Isn’t that a lovely proposition? Well, these hip lamps do just that. They have clear bases so you can fill them with whatever your heart desires as your mood – or the seasons – change.
Image and purchasing available here.
The Petersiks over at Young House Love have a similar lamp that they fill with all sorts of things. I love the way they fill it with Christmas bulbs over the holidays. Look here to see how festive ! And how hip are these terrarium lamps?
Image found here.
The problem with these vases is that I can’t justify paying for one. The one at top retails for $99.99. I can do a lot with $100. That price point means that my love is a forbidden one.
So imagine my surprise when I stopped by the Deseret Industries (DI) in Tooele and found this beaut below for $1. Yes, I was in Tooele. Yes, I went to the DI in Tooele. Don’t hate.
I almost missed it – hiding so quaintly behind the gaudy lamps up front. But then I spotted it and – gasp! – not only is it fillable, but it’s a mason jar! And this fillable lamp had a fantastic price point . . .
Oh Mason Jar, you had me at $1. (No kidding! $1!)
I sent the jar through the dishwasher to sparkle it up. Then I dismantled another lamp for pieces to hold the shade.
Ah, the shade. I’ve had several in the basement for a while as I try to visualize bedroom decor. I really loved its green color but hadn’t used it for a couple of years because it no longer matched. And although my new shades of my bedroom are also in greens, they don’t really mesh.
So I picked a fabric that worked with my inspiration print. ( You may recall my inspiration print for my dresser redo, here.)
First I prepared the fabric. I measured the bottom of the shade (the widest part) and its height. I cut the fabric, leaving several inches extra on each side of the fabric. Then I ironed the fabric to make sure that it would be presentable. (I also used starch to see if I could keep it the fabric as stiff and wrinkle free as possible.)

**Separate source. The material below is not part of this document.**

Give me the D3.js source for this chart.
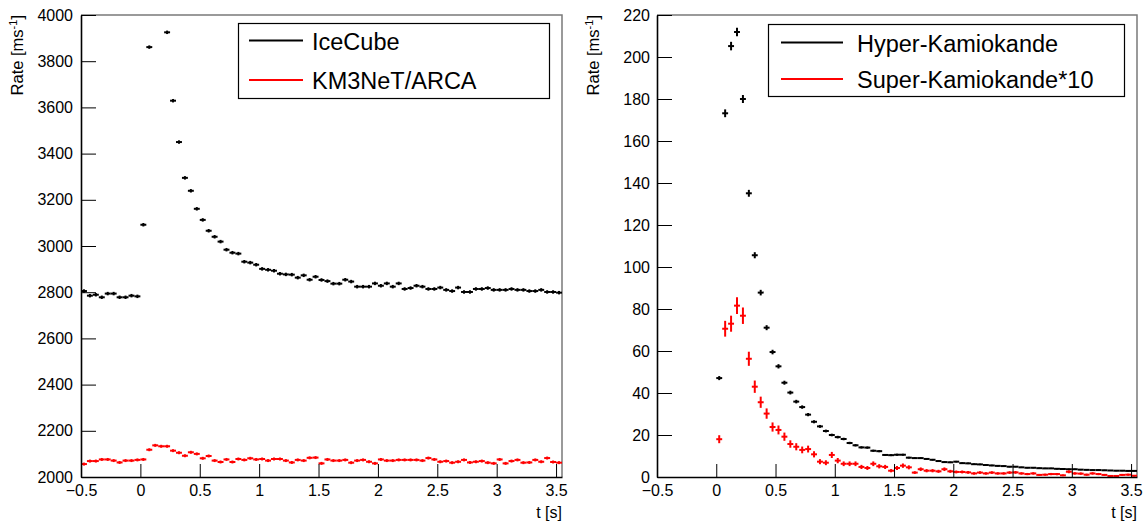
<!DOCTYPE html>
<html lang="en">
<head>
<meta charset="utf-8">
<title>Supernova neutrino rates</title>
<script src="https://d3js.org/d3.v7.min.js"></script>
<style>
  body { margin: 0; background: #fff; }
  svg { display: block; font-family: "Liberation Sans", Arial, Helvetica, sans-serif; }
</style>
</head>
<body>
<script>
// time bins, 0.05 s wide, low edges from -0.5 s to 3.5 s (81 bins)
const binWidth = 0.05;
const binLow = d3.range(81).map(i => Math.round((-0.5 + i * binWidth) * 1000) / 1000);

// left pad: rate in ms^-1
const iceCube = [
  2805, 2785, 2789, 2778, 2794, 2794, 2778, 2778, 2785, 2782,
  3092, 3861, 4120, 4050, 3925, 3629, 3450, 3295, 3239, 3161,
  3113, 3066, 3040, 3019, 2984, 2971, 2967, 2932, 2928, 2919,
  2901, 2897, 2893, 2880, 2877, 2876, 2863, 2873, 2854, 2867,
  2853, 2848, 2837, 2837, 2854, 2846, 2824, 2824, 2824, 2838,
  2828, 2838, 2824, 2838, 2814, 2818, 2828, 2824, 2814, 2814,
  2820, 2810, 2805, 2820, 2801, 2801, 2814, 2814, 2818, 2810,
  2810, 2810, 2814, 2810, 2810, 2805, 2805, 2810, 2801, 2801,
  2798
];
const iceCubeErr = 7.5;

const arca = [
  2056, 2069, 2069, 2076, 2076, 2071, 2063, 2071, 2071, 2074,
  2076, 2118, 2137, 2133, 2133, 2114, 2105, 2092, 2107, 2100,
  2081, 2091, 2071, 2065, 2076, 2065, 2078, 2074, 2081, 2076,
  2078, 2071, 2078, 2078, 2071, 2063, 2074, 2071, 2083, 2084,
  2059, 2076, 2071, 2071, 2074, 2062, 2071, 2074, 2066, 2059,
  2076, 2071, 2071, 2074, 2074, 2074, 2074, 2071, 2082, 2076,
  2066, 2069, 2062, 2066, 2074, 2063, 2066, 2069, 2062, 2059,
  2076, 2059, 2069, 2074, 2062, 2063, 2074, 2066, 2082, 2065,
  2062
];
const arcaErr = 6.4;

// right pad
const hyperK = [
  0, 0, 0, 0, 0, 0, 0, 0, 0, 0,
  47.1, 173.2, 205.2, 211.9, 180.0, 135.1, 105.6, 87.8, 71.1, 59.5,
  52.7, 44.9, 40.2, 35.9, 33.3, 29.7, 26.3, 24.1, 21.9, 20.0,
  19.0, 18.1, 16.2, 15.1, 14.1, 14.0, 12.5, 12.3, 10.5, 10.4,
  10.6, 10.6, 9.2, 9.0, 9.0, 8.6, 8.2, 7.6, 7.1, 7.0,
  7.3, 6.6, 6.5, 6.1, 6.0, 5.7, 5.5, 5.3, 5.2, 4.9,
  4.9, 4.6, 4.4, 4.4, 4.2, 4.1, 4.1, 3.9, 3.8, 3.7,
  3.7, 3.5, 3.4, 3.3, 3.3, 3.2, 3.1, 3.0, 3.0, 2.9,
  2.9
];
const hyperKErr = [
  0, 0, 0, 0, 0, 0, 0, 0, 0, 0,
  0.97, 1.86, 2.03, 2.06, 1.90, 1.64, 1.45, 1.33, 1.19, 1.09,
  1.03, 0.95, 0.90, 0.85, 0.82, 0.77, 0.73, 0.69, 0.66, 0.63,
  0.62, 0.60, 0.57, 0.55, 0.53, 0.53, 0.50, 0.50, 0.46, 0.46,
  0.46, 0.46, 0.43, 0.42, 0.42, 0.41, 0.40, 0.39, 0.38, 0.37,
  0.37, 0.38, 0.36, 0.36, 0.35, 0.35, 0.34, 0.33, 0.33, 0.32,
  0.31, 0.31, 0.30, 0.30, 0.29, 0.29, 0.29, 0.28, 0.28, 0.28,
  0.27, 0.27, 0.26, 0.26, 0.26, 0.25, 0.25, 0.25, 0.24, 0.24,
  0.24
];

const superK10 = [
  0, 0, 0, 0, 0, 0, 0, 0, 0, 0,
  18.0, 70.6, 73.0, 81.6, 76.8, 56.3, 43.0, 35.6, 30.2, 23.8,
  22.4, 19.2, 15.7, 14.4, 12.9, 13.3, 10.8, 7.3, 6.8, 10.5,
  7.8, 6.3, 6.3, 6.3, 4.8, 4.3, 6.3, 5.1, 4.8, 3.0,
  4.3, 5.4, 4.6, 2.1, 3.7, 3.0, 3.0, 2.7, 3.7, 2.7,
  2.4, 2.4, 2.2, 1.7, 2.1, 1.7, 2.1, 1.7, 1.7, 2.1,
  2.2, 1.7, 1.4, 1.7, 1.0, 1.1, 1.4, 1.4, 0.8, 2.5,
  1.7, 1.6, 1.1, 1.7, 1.4, 1.0, 0.5, 0.5, 1.0, 1.1,
  0.6
];
const superK10Err = [
  0, 0, 0, 0, 0, 0, 0, 0, 0, 0,
  1.90, 3.76, 3.82, 4.04, 3.92, 3.36, 2.93, 2.67, 2.46, 2.18,
  2.12, 1.96, 1.77, 1.70, 1.61, 1.63, 1.47, 1.21, 1.17, 1.45,
  1.25, 1.12, 1.12, 1.12, 0.98, 0.93, 1.12, 1.01, 0.98, 0.77,
  0.93, 1.04, 0.96, 0.65, 0.86, 0.77, 0.77, 0.73, 0.86, 0.73,
  0.69, 0.69, 0.66, 0.58, 0.65, 0.58, 0.65, 0.58, 0.58, 0.65,
  0.66, 0.58, 0.53, 0.58, 0.45, 0.47, 0.53, 0.53, 0.40, 0.71,
  0.58, 0.57, 0.47, 0.58, 0.53, 0.45, 0.32, 0.32, 0.45, 0.47,
  0.35
];

const xTicks = [-0.5, 0, 0.5, 1, 1.5, 2, 2.5, 3, 3.5];
const xTickLabels = ["\u22120.5", "0", "0.5", "1", "1.5", "2", "2.5", "3", "3.5"];
const leftYTicks = [2000, 2200, 2400, 2600, 2800, 3000, 3200, 3400, 3600, 3800, 4000];
const rightYTicks = [0, 20, 40, 60, 80, 100, 120, 140, 160, 180, 200, 220];

const W = 1143, H = 524;
const svg = d3.select("body").append("svg")
  .attr("width", W)
  .attr("height", H);

function drawPanel(p) {
  const x = d3.scaleLinear().domain([-0.5, 3.55]).range([p.x0, p.x1]);
  const y = d3.scaleLinear().domain(p.yDomain).range([p.y1, p.y0]);
  const g = svg.append("g");

  g.append("clipPath").attr("id", p.id + "-clip")
    .append("rect")
    .attr("x", p.x0).attr("y", p.y0)
    .attr("width", p.x1 - p.x0).attr("height", p.y1 - p.y0);

  // grey frame on top / right
  g.append("path")
    .attr("d", `M${p.x0},${p.y0}H${p.x1}V${p.y1}`)
    .attr("fill", "none")
    .attr("stroke", "#7a7a7a")
    .attr("stroke-width", 1.5);

  // histograms drawn as error crosses
  const data = g.append("g").attr("clip-path", `url(#${p.id}-clip)`);
  p.series.forEach(s => {
    const pts = binLow.map((lo, i) => ({
      lo: lo,
      v: s.values[i],
      e: Array.isArray(s.err) ? s.err[i] : s.err
    })).filter(d => d.v > 0 && d.v >= p.yDomain[0] && d.v <= p.yDomain[1]);

    const sg = data.append("g").attr("stroke", s.color).attr("stroke-width", 2);
    sg.selectAll("line.h").data(pts).join("line")
      .attr("class", "h")
      .attr("x1", d => x(d.lo))
      .attr("x2", d => x(d.lo + binWidth))
      .attr("y1", d => y(d.v))
      .attr("y2", d => y(d.v));
    sg.selectAll("line.v").data(pts).join("line")
      .attr("class", "v")
      .attr("x1", d => x(d.lo + binWidth / 2))
      .attr("x2", d => x(d.lo + binWidth / 2))
      .attr("y1", d => y(d.v - d.e))
      .attr("y2", d => y(d.v + d.e));
  });

  // x axis (ticks point inward)
  const xMinor = d3.range(-5, 36).map(k => k / 10).filter(v => !xTicks.includes(v));
  const xa = g.append("g").attr("transform", `translate(0,${p.y1})`);
  xa.call(d3.axisBottom(x).tickValues(xMinor).tickSize(-7).tickSizeOuter(0).tickFormat(""));
  xa.call(d3.axisBottom(x).tickValues(xTicks).tickSize(-13).tickSizeOuter(0)
    .tickPadding(8).tickFormat((d, i) => xTickLabels[i]));
  xa.selectAll("path.domain").attr("stroke-width", 1.6);
  xa.selectAll("text").attr("font-size", 16).attr("fill", "#000");
  xa.attr("font-family", null);

  // y axis
  const step = p.yTicks[1] - p.yTicks[0];
  const yMinor = d3.range(p.yDomain[0], p.yDomain[1] + 1e-9, step / 5)
    .filter(v => !p.yTicks.includes(Math.round(v * 1000) / 1000));
  const ya = g.append("g").attr("transform", `translate(${p.x0},0)`);
  ya.call(d3.axisLeft(y).tickValues(yMinor).tickSize(-7).tickSizeOuter(0).tickFormat(""));
  ya.call(d3.axisLeft(y).tickValues(p.yTicks).tickSize(-15).tickSizeOuter(0)
    .tickPadding(p.yPad).tickFormat(d3.format("d")));
  ya.selectAll("path.domain").attr("stroke-width", 1.6);
  ya.selectAll("text").attr("font-size", 16).attr("fill", "#000");
  ya.attr("font-family", null);

  // axis titles
  g.append("text")
    .attr("x", p.x1).attr("y", 518)
    .attr("text-anchor", "end")
    .attr("font-size", 16)
    .text("t [s]");

  const yt = g.append("text")
    .attr("transform", `translate(${p.x0 - 58},${p.y0}) rotate(-90)`)
    .attr("text-anchor", "end")
    .attr("font-size", 16.5);
  yt.append("tspan").text("Rate [ms");
  yt.append("tspan").attr("dy", -6).attr("font-size", 11).text("-1");
  yt.append("tspan").attr("dy", 6).text("]");

  // legend
  const L = p.legend;
  const lg = g.append("g");
  lg.append("rect")
    .attr("x", L.x).attr("y", L.y)
    .attr("width", L.w).attr("height", L.h)
    .attr("fill", "#fff").attr("stroke", "#000").attr("stroke-width", 1.2);
  p.series.forEach((s, i) => {
    const ly = L.rows[i];
    lg.append("line")
      .attr("x1", L.lineX0).attr("x2", L.lineX1)
      .attr("y1", ly).attr("y2", ly)
      .attr("stroke", s.color).attr("stroke-width", 2);
    lg.append("text")
      .attr("x", L.textX).attr("y", ly + 9)
      .attr("font-size", 23.5)
      .text(s.name);
  });
}

drawPanel({
  id: "left",
  x0: 81, x1: 562, y0: 15, y1: 477,
  yDomain: [2000, 4000],
  yTicks: leftYTicks,
  yPad: 8,
  series: [
    { name: "IceCube", values: iceCube, err: iceCubeErr, color: "#000" },
    { name: "KM3NeT/ARCA", values: arca, err: arcaErr, color: "#ff0000" }
  ],
  legend: { x: 238.5, y: 23.5, w: 311, h: 75, rows: [40.5, 80], lineX0: 249, lineX1: 303, textX: 312 }
});

drawPanel({
  id: "right",
  x0: 657, x1: 1137, y0: 15, y1: 477,
  yDomain: [0, 220],
  yTicks: rightYTicks,
  yPad: 7,
  series: [
    { name: "Hyper-Kamiokande", values: hyperK, err: hyperKErr, color: "#000" },
    { name: "Super-Kamiokande*10", values: superK10, err: superK10Err, color: "#ff0000" }
  ],
  legend: { x: 768.5, y: 24.5, w: 356, h: 72, rows: [42.5, 79], lineX0: 781, lineX1: 843, textX: 857 }
});
</script>
</body>
</html>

Second, I used a hot glue gun to secure the edge of the fabric to the shade starting on the crease of the shade.
Third, I hot glued the fabric all along the bottom of the shade. I kept the fabric as tight as possible, using clothes pins along the way.
Next I glued the fabric to the top rim. I attached the fabric in two-inch increments to the rim, keeping the fabric as tight as possible.
Because the shade is narrower at the top, I created pleats to keep the fabric taut. After the two inches were glued down to the top rim, I gathered the excess fabric at the top and glued it down to create pleats.
I did this all around the top until all the fabric was glued down.
I had used my pinking sheers to cut the edges so that the fabric wouldn’t fray. To keep the final edge clean (where it met the crease of the shade), I folded the edge of the fabric over and glued it down so it looked merely like another pleat.
Finally, I had excess fabric in the inside of the shade. I I trimmed down the excess and glued down the inside flaps.
Now the fun part! What shall I fill it with? I had been saving wine corks and asking everyone else I knew to save wine corks, too. I knew there’d be a perfect project for them eventually. Also, they were about $5 for 10 at the craft store. What a racket!
For now I’ll sport the corks, but sooner than later I’ll want to change it up! Any suggestions?
Have you ever scored when you dropped in on a store in a totally different town? Do you have a favorite thrift store find?